As your organisation continues its way towards a more diverse and inclusive team of employees, it’s important to ensure you are relying on the most up-to-date information about recruiting the right people and meeting their needs and behaviours in your hiring process. While there are many assumptions that have become part of accepted recruiting wisdom, are these methods still effective for interacting with those who want to join your company? When employers have wanted to recruit from under-represented groups they have traditionally relied on limited media targeting, but this doesn’t take into account what we know about candidate behaviour.

For example, we know that just because a person looks at a certain type of media in their everyday life, it doesn’t mean they will use that specialised media in their job search. Research has shown they will look at media offering roles related to their profession and then assess employers to ensure they are inclusive. So employers should focus on targeting the right professional channels with the right messaging. When candidates from underrepresented groups are searching for jobs, the right job title might be enough to get them to review an advert – but whether they apply is influenced by what they read and hear about how an organisation treats its people. To ensure an inclusive process, the right language used in job postings is essential. It should feel inclusive and should also reflect the career level of candidates.

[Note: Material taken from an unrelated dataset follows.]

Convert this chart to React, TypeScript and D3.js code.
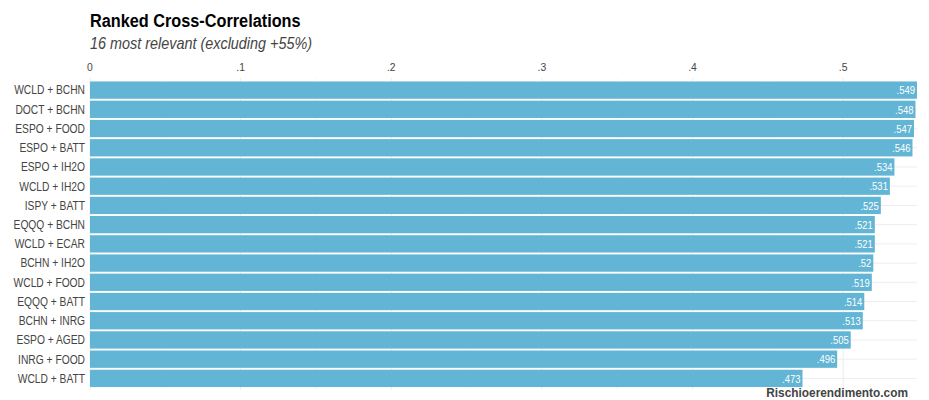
import React from "react";
import * as d3 from "d3";

const pairs = [
  "WCLD + BCHN", "DOCT + BCHN", "ESPO + FOOD", "ESPO + BATT", "ESPO + IH2O",
  "WCLD + IH2O", "ISPY + BATT", "EQQQ + BCHN", "WCLD + ECAR", "BCHN + IH2O",
  "WCLD + FOOD", "EQQQ + BATT", "BCHN + INRG", "ESPO + AGED", "INRG + FOOD",
  "WCLD + BATT",
];
const values = [0.549, 0.548, 0.547, 0.546, 0.534, 0.531, 0.525, 0.521, 0.521, 0.52, 0.519, 0.514, 0.513, 0.505, 0.496, 0.473];
const majorTicks = [0, 0.1, 0.2, 0.3, 0.4, 0.5];
const minorTicks = [0.05, 0.15, 0.25, 0.35, 0.45];

const W = 929, H = 400;
const FONT = "'Liberation Sans', Arial, sans-serif";

const fmt = (v: number) => {
  if (v === 0) return "0";
  return String(+v.toFixed(3)).replace(/^0/, "");
};

function T(props: { x: number; y: number; sx: number; children: React.ReactNode; [k: string]: any }) {
  const { x, y, sx, children, ...rest } = props;
  return (
    <g transform={`translate(${x},${y}) scale(${sx},1)`}>
      <text x={0} y={0} {...rest}>{children}</text>
    </g>
  );
}

export default function App() {
  const x = d3.scaleLinear().domain([0, 0.549]).range([90, 917]);
  const y = d3.scaleBand<string>().domain(pairs).range([80.5, 388]).paddingInner(0.1).paddingOuter(0.05);
  const panelTop = 78, panelBottom = 390;
  return (
    <svg width={W} height={H} style={{ display: "block", position: "absolute", left: 0, top: 0, background: "#fff" }} fontFamily={FONT}>
      <rect width={W} height={H} fill="#fff" />
      {minorTicks.map((t) => (
        <line key={"mi" + t} x1={x(t)} x2={x(t)} y1={panelTop} y2={panelBottom} stroke="#f3f3f3" strokeWidth={0.6} />
      ))}
      {majorTicks.map((t) => (
        <line key={"ma" + t} x1={x(t)} x2={x(t)} y1={panelTop} y2={panelBottom} stroke="#ebebeb" strokeWidth={0.9} />
      ))}
      {pairs.map((p) => (
        <line key={"h" + p} x1={90} x2={917} y1={y(p)! + y.bandwidth() / 2} y2={y(p)! + y.bandwidth() / 2} stroke="#ebebeb" strokeWidth={0.9} />
      ))}
      {majorTicks.map((t) => (
        <T key={"t" + t} x={x(t)} y={68} sx={0.9} textAnchor="middle" dominantBaseline="middle" fontSize={11.5} fill="#444">
          {fmt(t)}
        </T>
      ))}
      {pairs.map((p, i) => (
        <g key={p}>
          <rect x={x(0)} y={y(p)} width={x(values[i]) - x(0)} height={y.bandwidth()} fill="#62b5d4" />
          <T x={85} y={y(p)! + y.bandwidth() / 2} sx={0.82} textAnchor="end" dominantBaseline="central" fontSize={12.5} fill="#444">
            {p}
          </T>
          <T x={x(values[i]) - 2} y={y(p)! + y.bandwidth() / 2 + 0.5} sx={0.86} textAnchor="end" dominantBaseline="central" fontSize={11} fill="#fff">
            {fmt(values[i])}
          </T>
        </g>
      ))}
      <T x={90} y={27} sx={0.88} fontSize={18.5} fontWeight="bold" fill="#000">Ranked Cross-Correlations</T>
      <T x={90} y={49} sx={0.9} fontSize={16} fontStyle="italic" fill="#444">16 most relevant (excluding +55%)</T>
      <T x={908} y={397} sx={0.95} textAnchor="end" fontSize={12.5} fontWeight="bold" fill="#444">Rischioerendimento.com</T>
    </svg>
  );
}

Many talent leaders are familiar with the research that shows women are less likely to apply for roles where they do not meet 100 per cent of the criteria, whereas men will apply if they meet just some of them. Often, women just don’t want to waste their time on an application they believe would be automatically rejected. To overcome this, employers should list only the essential criteria required and note that as the list of criteria gets longer, the applicant pool for that job will become less diverse. If we stick with the example of attracting more women, recruitment communications should include voices and stories from women at all levels to demonstrate they are welcome and will have the opportunity to progress. The same principle can be applied to any demographic group. Change won’t happen overnight.

When it comes to engaging with  candidates from under-represented groups, it’s about building an employer brand that appeals to multiple demographics and fosters a sense of belonging in an organisation – and making sure that each part of the process supports individuals from all walks of life who are the best people to fill your roles.